**WRITTEN PROBLEM**:
Reproduce the material below line by line, beginning with its first line and ending with the line that contains "8.1, 8.3, 8.5, 8.7, 8.9, 9.1, 9.3, 9.5];"; leave out pictures.

**GIVEN DATA**:
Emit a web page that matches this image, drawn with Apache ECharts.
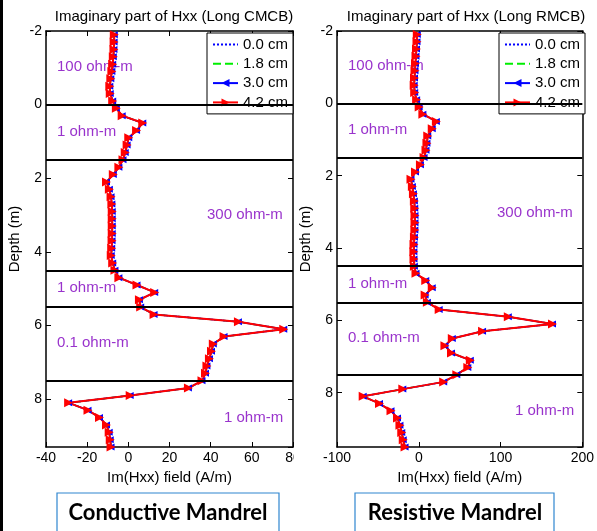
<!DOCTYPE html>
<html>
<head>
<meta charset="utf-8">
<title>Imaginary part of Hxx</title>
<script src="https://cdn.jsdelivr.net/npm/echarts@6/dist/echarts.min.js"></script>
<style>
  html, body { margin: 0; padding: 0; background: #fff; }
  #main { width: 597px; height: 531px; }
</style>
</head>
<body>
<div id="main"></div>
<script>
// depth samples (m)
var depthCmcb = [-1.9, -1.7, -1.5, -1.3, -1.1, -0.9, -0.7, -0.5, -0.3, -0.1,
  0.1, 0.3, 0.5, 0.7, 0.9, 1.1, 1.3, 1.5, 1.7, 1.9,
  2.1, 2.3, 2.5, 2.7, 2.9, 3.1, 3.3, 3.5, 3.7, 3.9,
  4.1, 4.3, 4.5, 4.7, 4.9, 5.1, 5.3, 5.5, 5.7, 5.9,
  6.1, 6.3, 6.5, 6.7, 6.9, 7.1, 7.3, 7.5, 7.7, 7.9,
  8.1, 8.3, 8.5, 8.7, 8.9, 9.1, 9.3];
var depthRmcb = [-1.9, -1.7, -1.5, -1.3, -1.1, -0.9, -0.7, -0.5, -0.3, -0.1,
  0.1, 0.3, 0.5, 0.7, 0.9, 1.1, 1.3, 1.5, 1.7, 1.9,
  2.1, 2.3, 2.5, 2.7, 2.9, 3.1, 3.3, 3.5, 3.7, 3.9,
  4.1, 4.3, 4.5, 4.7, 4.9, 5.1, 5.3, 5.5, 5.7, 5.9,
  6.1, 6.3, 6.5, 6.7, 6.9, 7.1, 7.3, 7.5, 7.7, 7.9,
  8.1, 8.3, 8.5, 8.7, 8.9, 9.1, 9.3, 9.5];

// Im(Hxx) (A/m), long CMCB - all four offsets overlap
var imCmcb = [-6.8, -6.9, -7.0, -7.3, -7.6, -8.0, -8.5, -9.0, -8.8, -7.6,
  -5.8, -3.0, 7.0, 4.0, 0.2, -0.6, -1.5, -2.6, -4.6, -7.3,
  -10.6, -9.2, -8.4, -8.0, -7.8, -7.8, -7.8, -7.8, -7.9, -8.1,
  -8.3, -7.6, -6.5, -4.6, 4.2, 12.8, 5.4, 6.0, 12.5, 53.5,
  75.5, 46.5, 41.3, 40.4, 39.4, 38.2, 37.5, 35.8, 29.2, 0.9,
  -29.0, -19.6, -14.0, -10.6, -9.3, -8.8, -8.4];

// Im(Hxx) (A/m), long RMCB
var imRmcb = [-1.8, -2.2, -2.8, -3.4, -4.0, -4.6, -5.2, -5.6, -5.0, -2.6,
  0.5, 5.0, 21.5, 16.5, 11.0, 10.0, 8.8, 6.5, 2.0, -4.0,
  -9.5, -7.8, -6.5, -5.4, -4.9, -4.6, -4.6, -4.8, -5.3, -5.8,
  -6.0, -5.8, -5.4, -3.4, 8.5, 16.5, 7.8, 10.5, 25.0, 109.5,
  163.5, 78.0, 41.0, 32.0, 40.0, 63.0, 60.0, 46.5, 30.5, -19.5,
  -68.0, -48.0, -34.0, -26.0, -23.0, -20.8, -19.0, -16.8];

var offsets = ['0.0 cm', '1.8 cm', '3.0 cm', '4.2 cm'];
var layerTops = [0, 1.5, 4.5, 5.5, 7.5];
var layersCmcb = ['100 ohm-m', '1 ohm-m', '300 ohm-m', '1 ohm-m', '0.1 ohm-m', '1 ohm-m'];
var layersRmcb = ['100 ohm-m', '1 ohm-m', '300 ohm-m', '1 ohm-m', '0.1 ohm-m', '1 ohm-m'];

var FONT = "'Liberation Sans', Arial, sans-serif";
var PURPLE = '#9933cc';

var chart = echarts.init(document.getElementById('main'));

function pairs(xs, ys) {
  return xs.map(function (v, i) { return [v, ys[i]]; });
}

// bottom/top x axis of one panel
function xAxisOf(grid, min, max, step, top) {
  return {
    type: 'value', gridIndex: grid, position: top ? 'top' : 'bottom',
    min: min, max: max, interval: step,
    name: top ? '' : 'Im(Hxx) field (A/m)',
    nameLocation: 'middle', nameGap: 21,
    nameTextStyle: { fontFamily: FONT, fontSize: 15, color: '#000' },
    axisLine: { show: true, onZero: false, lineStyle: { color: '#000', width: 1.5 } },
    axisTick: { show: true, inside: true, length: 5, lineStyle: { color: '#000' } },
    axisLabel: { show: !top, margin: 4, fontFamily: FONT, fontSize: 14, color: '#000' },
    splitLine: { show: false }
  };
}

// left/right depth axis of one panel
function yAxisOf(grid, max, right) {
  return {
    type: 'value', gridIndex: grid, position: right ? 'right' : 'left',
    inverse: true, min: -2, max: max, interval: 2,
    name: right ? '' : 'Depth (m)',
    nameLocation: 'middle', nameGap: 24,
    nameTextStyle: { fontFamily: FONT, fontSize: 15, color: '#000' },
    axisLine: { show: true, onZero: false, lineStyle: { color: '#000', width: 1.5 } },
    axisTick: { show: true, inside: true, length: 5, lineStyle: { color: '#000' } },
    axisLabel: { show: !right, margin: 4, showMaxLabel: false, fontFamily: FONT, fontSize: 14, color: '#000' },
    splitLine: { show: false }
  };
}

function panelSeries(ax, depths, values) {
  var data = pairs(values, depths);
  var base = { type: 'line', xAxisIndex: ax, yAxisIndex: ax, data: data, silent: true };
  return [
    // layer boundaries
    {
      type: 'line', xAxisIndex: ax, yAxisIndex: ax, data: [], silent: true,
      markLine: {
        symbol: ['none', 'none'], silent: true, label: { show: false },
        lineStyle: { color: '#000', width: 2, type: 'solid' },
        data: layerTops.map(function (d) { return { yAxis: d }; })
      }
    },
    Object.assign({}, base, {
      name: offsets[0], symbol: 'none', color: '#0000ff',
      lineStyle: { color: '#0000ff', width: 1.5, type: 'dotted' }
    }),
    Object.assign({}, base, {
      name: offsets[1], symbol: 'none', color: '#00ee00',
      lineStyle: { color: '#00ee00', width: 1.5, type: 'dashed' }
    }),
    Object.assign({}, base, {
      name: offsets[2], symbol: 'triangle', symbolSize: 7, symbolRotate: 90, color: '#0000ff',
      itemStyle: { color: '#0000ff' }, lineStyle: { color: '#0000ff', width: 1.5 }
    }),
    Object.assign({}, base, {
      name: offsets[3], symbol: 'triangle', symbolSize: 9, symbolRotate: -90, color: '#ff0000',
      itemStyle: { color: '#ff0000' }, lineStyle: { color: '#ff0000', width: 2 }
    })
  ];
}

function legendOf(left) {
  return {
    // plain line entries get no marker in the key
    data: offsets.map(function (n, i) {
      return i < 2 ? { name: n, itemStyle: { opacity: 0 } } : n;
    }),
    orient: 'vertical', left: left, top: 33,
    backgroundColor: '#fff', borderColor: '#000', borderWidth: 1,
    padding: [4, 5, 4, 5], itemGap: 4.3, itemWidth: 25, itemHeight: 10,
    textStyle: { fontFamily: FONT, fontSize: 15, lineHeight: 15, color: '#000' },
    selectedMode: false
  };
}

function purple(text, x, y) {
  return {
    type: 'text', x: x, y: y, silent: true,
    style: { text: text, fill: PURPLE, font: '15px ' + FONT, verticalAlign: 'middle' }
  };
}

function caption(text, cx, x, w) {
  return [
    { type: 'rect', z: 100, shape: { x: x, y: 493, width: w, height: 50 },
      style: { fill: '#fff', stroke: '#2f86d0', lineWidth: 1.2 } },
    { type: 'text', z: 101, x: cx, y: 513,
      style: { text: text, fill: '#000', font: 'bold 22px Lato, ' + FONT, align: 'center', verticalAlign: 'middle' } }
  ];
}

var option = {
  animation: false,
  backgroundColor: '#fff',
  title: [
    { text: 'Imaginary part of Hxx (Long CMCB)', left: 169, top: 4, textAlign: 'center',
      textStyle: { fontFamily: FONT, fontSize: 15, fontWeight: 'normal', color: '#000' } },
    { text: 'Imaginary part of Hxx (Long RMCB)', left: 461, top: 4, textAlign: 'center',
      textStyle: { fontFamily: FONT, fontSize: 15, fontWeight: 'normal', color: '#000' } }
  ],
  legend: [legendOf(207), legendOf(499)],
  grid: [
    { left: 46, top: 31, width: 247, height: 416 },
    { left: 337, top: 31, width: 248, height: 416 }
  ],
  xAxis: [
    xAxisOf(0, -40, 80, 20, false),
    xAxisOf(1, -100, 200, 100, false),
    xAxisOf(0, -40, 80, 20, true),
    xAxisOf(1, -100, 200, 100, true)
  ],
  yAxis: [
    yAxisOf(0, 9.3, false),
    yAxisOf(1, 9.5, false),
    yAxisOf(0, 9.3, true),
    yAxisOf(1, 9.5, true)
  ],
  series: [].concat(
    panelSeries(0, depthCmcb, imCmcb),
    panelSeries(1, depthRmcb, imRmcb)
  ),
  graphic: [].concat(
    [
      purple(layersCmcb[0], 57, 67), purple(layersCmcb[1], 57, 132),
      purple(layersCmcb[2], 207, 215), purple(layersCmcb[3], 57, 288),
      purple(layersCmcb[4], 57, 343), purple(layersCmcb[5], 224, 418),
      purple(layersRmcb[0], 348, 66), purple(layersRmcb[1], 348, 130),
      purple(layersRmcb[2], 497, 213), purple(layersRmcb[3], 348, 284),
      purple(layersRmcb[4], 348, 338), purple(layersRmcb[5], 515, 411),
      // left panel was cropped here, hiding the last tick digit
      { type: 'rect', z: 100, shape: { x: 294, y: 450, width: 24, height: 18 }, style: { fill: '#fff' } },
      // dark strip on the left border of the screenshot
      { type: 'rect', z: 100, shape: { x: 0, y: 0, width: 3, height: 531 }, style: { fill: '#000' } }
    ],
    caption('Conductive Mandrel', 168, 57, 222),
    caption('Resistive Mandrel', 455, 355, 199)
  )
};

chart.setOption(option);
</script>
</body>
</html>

**RESULT**:
Emit a web page that matches this image, drawn with Apache ECharts.
<!DOCTYPE html>
<html>
<head>
<meta charset="utf-8">
<title>Imaginary part of Hxx</title>
<script src="https://cdn.jsdelivr.net/npm/echarts@6/dist/echarts.min.js"></script>
<style>
  html, body { margin: 0; padding: 0; background: #fff; }
  #main { width: 597px; height: 531px; }
</style>
</head>
<body>
<div id="main"></div>
<script>
// depth samples (m)
var depthCmcb = [-1.9, -1.7, -1.5, -1.3, -1.1, -0.9, -0.7, -0.5, -0.3, -0.1,
  0.1, 0.3, 0.5, 0.7, 0.9, 1.1, 1.3, 1.5, 1.7, 1.9,
  2.1, 2.3, 2.5, 2.7, 2.9, 3.1, 3.3, 3.5, 3.7, 3.9,
  4.1, 4.3, 4.5, 4.7, 4.9, 5.1, 5.3, 5.5, 5.7, 5.9,
  6.1, 6.3, 6.5, 6.7, 6.9, 7.1, 7.3, 7.5, 7.7, 7.9,
  8.1, 8.3, 8.5, 8.7, 8.9, 9.1, 9.3];
var depthRmcb = [-1.9, -1.7, -1.5, -1.3, -1.1, -0.9, -0.7, -0.5, -0.3, -0.1,
  0.1, 0.3, 0.5, 0.7, 0.9, 1.1, 1.3, 1.5, 1.7, 1.9,
  2.1, 2.3, 2.5, 2.7, 2.9, 3.1, 3.3, 3.5, 3.7, 3.9,
  4.1, 4.3, 4.5, 4.7, 4.9, 5.1, 5.3, 5.5, 5.7, 5.9,
  6.1, 6.3, 6.5, 6.7, 6.9, 7.1, 7.3, 7.5, 7.7, 7.9,
  8.1, 8.3, 8.5, 8.7, 8.9, 9.1, 9.3, 9.5];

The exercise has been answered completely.